Does local income tax withholding follow the wages or the person?
What was once a more straightforward question, has caused some confusion since 2020. Does local income tax withholding follow the wages or the person? If it follows the wages, you withhold taxes where the wages are earned. If it follows the person, you withhold taxes where the person earning those wages is located.
For state tax purposes, withholding mostly follows the person, except in 2020, when employers sent employees home to work. As an administrative convenience, many states allowed employers to continue to withhold for the work location. In other words, withholding followed the wages.
The trickier issue is municipal income taxes. Here, the issue is usually home rule—how much power does a state give a municipality to enact an income tax ordinance? The answer, of course, depends on the state and the municipality, which means we can reach some interesting conclusions.
Cleveland commuter is due a tax refund
This commuter lived in Pennsylvania and typically stayed in Cleveland during the week. Before 2020, she received tax refunds for the days she worked outside Cleveland. However, her employer continued to withhold Cleveland taxes during 2020 under the auspices of § 29 of H.B. 197, which allowed employers to continue to withhold for employees’ principal place of work.
She applied for a tax refund, which was denied. Then she sued. An Ohio Court of Common Pleas’ answer to our question is that local withholding follows the person. It ruled in the commuter’s favor. The key to the court’s decision, and how it distinguished this case from an earlier case, was her Pennsylvania domicile.
Court: The law hasn’t kept pace with technology. The ability of an employee to communicate virtually with her office and to perform her job duties from home didn’t create a sufficient fiscal relation to the city or state. The city of Cleveland and the state of Ohio didn’t establish a basis for jurisdiction to tax a nonresident of Ohio on income generated by work performed at her home in Pennsylvania.

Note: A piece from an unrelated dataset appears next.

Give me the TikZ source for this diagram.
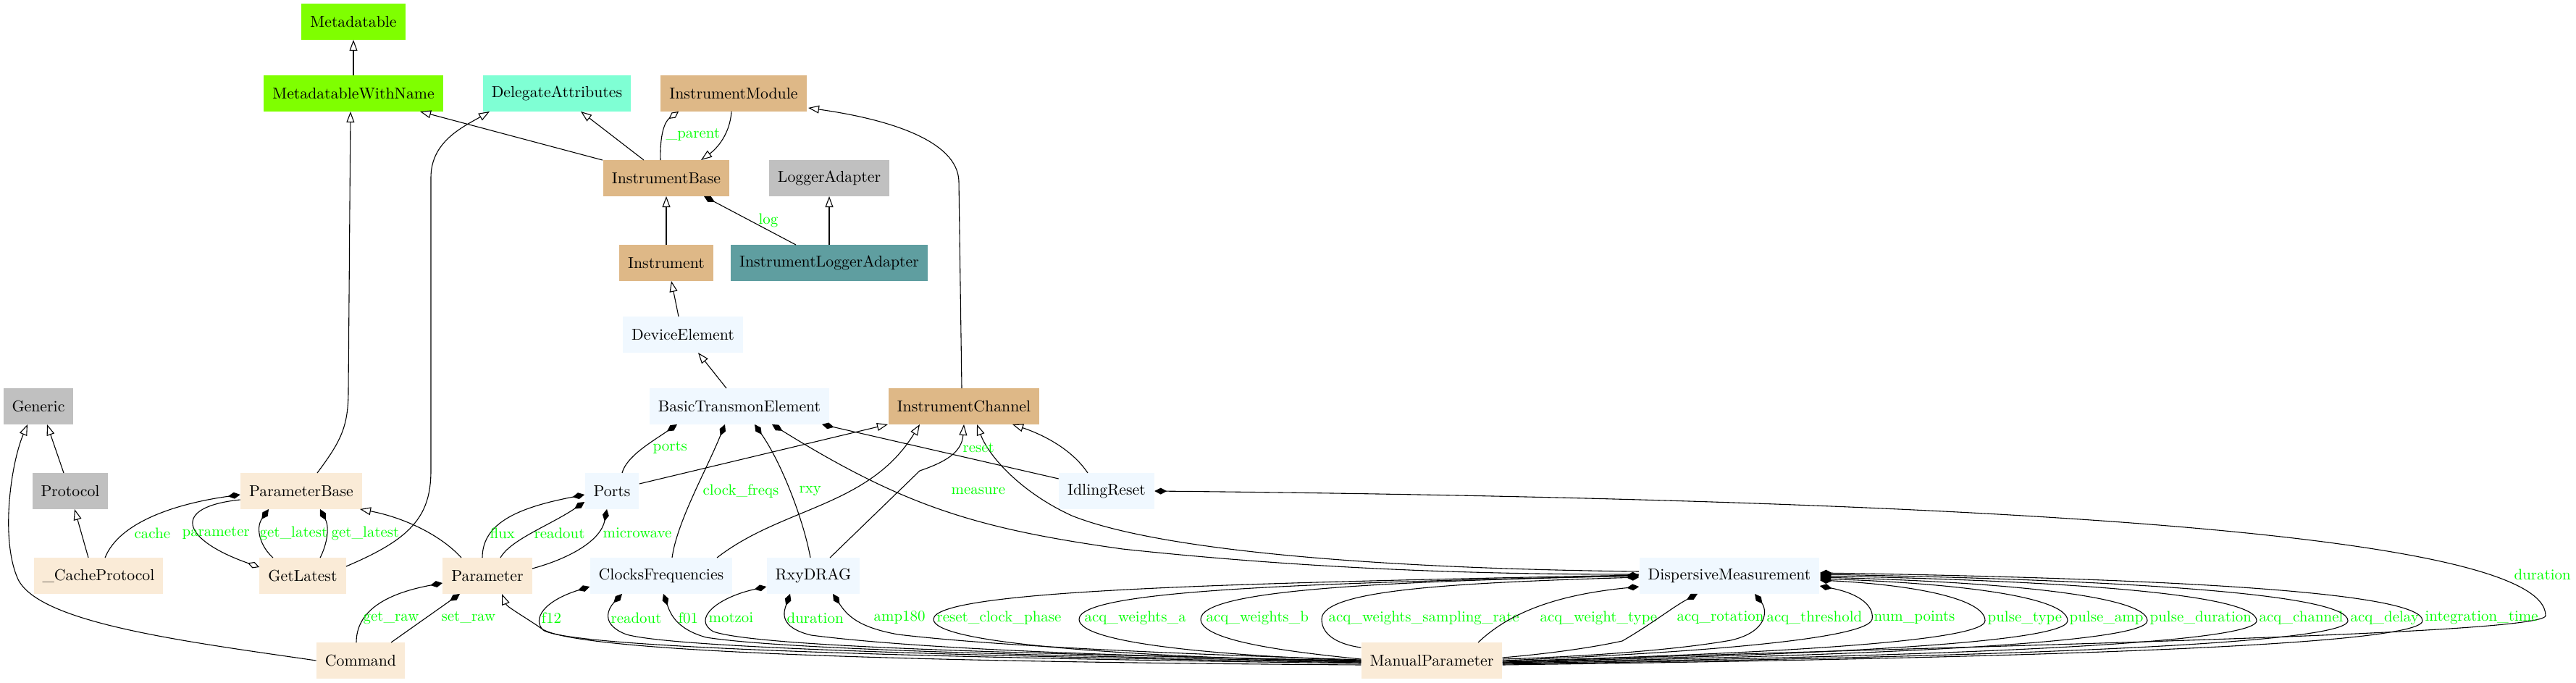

The case is Morsy v. Dumas.
Michigan municipality can tax nonresidents
Just to the north of Ohio is Michigan. Like Ohio, Michigan allows municipalities to levy income taxes on nonresidents who earn wages within their jurisdiction. The city of Jackson levies a 0.5% income tax on nonresidents who work in the city.
Employees who were nonresidents of Jackson were sent home to work in 2020 but remained subject to the tax. So they sued the city in three separate class actions. They made three arguments:
- The collection of the nonresident tax from those working at home constituted an unlawful exaction without due process.
- The collection of taxes was an illegal taking of property without just compensation.
- The city was unjustly enriched.
City: Employers were required to withhold city income taxes, so the withheld taxes weren’t an illegal taking. Employees could have refiled their municipal W-4s to claim they were providing 100% of their services outside the city; doing so would have zeroed out their withholding.
This persuaded a state trial court to rule that the employees didn’t have a case. The employees appealed. A state appellate court affirmed the trial court’s decision. In other words, withholding follows the wages.
Appellate court: The employer’s hands were tied when it came to withholding. These employees should have claimed a tax refund on their 2020 city taxes.
The case is Hofmeister v. City of Jackson.
In neither case was the employer sued. Even so, you’re not off the hook.
If nonresident employees work from home permanently, your municipality can’t claim they’re subject to its income taxes. Provide them with the proper forms to claim an exemption from withholding.
On the other hand, your permanent telecommuters will be subject to their municipality’s income taxes, which means you must register as an employer and withhold.
If employees work on a hybrid basis, you withhold for the work state and their home state since they’re present in both jurisdictions. Employees will work out the double tax issue on their income tax returns.